Berbicara pada Sabtu malam, kepala Front Keselamatan oposisi Nejib Chebbi menyerukan transisi politik, dengan pemilihan presiden dan dialog nasional.

Protes terhadap Saied kadang-kadang menarik lebih dari 10.000 demonstran tetapi lebih sering mencapai ratusan dan oposisi tetap terpecah.

Pertanyaan tentang legitimasi dapat menjadi masalah bagi presiden karena pemerintahnya bergulat dengan penerapan reformasi ekonomi yang tidak populer seperti pemotongan subsidi untuk mengamankan dana talangan internasional atas keuangan negara.

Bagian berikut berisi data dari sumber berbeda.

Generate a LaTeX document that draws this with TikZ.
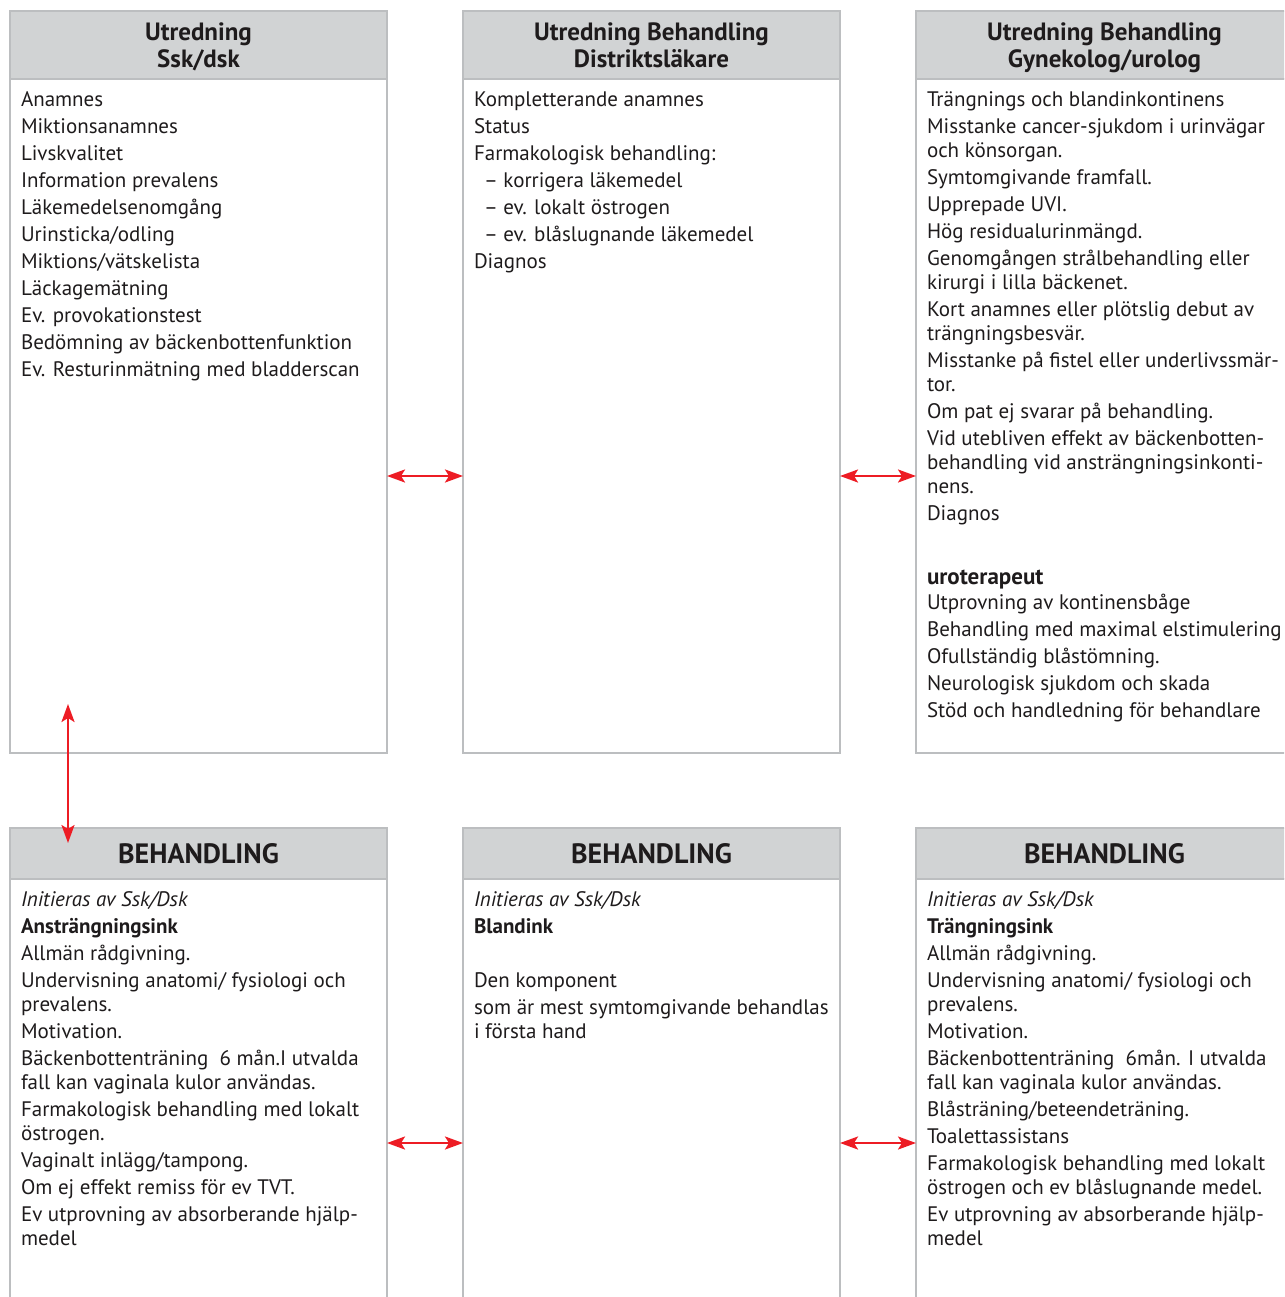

Perekonomian menyusut lebih dari 8% selama pandemi COVID-19 dan pemulihan berjalan lambat. Beberapa bahan makanan pokok dan obat-obatan telah hilang dari rak dan semakin banyak orang Tunisia yang menantang bahaya penyeberangan Mediterania yang terlarang untuk mencari kehidupan baru di Eropa.

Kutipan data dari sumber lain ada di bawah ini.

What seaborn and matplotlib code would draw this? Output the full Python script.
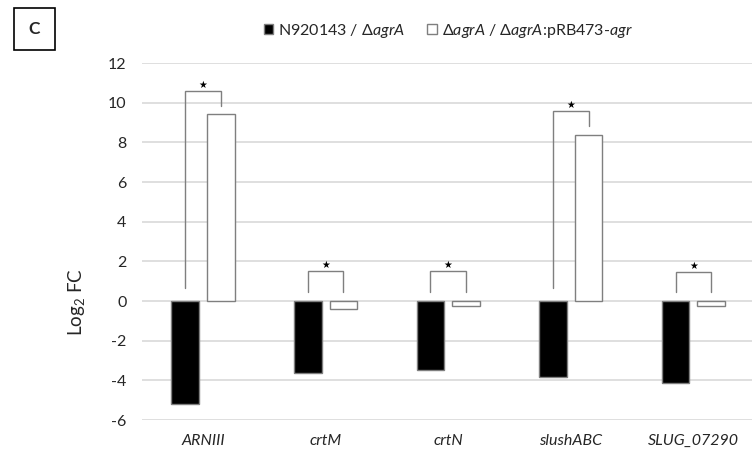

Partai-partai politik yang mendominasi parlemen sebelumnya, yang dipilih pada 2019 dengan jumlah pemilih sekitar 40%, menuduh Saied melakukan kudeta atas penutupan parlemennya tahun lalu dan mengatakan dia telah melembagakan pemerintahan satu orang.

Di bawah undang-undang pemilu Saied yang baru, yang disahkan melalui dekrit, partai politik akan memiliki peran yang jauh lebih kecil dalam pemilu bahkan jika mereka ikut serta. Afiliasi partai tidak dimasukkan dalam surat suara di samping nama kandidat.

Ketua komisi pemilu Farouk Bouasker, yang mengumumkan jumlah pemilih, menggambarkannya sebagai "sederhana tapi tidak memalukan", karena sistem pemungutan suara baru dan kurangnya kampanye pemilu berbayar.

Di salah satu TPS pemilih Faouzi Ayarai mengatakan dia optimis tentang parlemen baru. "Pemilu ini adalah kesempatan untuk memperbaiki situasi buruk yang ditinggalkan oleh orang lain selama beberapa tahun terakhir," katanya.

Tapi I Watch, sebuah organisasi pengawas non-pemerintah yang dibentuk setelah revolusi 2011, mengatakan parlemen baru telah "dikosongkan dari semua kekuasaan".

Dengan absennya partai utama, total 1.058 kandidat, hanya 120 di antaranya perempuan, mencalonkan diri untuk memperebutkan 161 kursi.

Untuk 10 di antaranya, tujuh di Tunisia dan tiga diputuskan oleh pemilih ekspatriat, hanya ada satu kandidat. Tujuh kursi lainnya yang diputuskan oleh pemilih ekspatriat tidak memiliki calon sama sekali.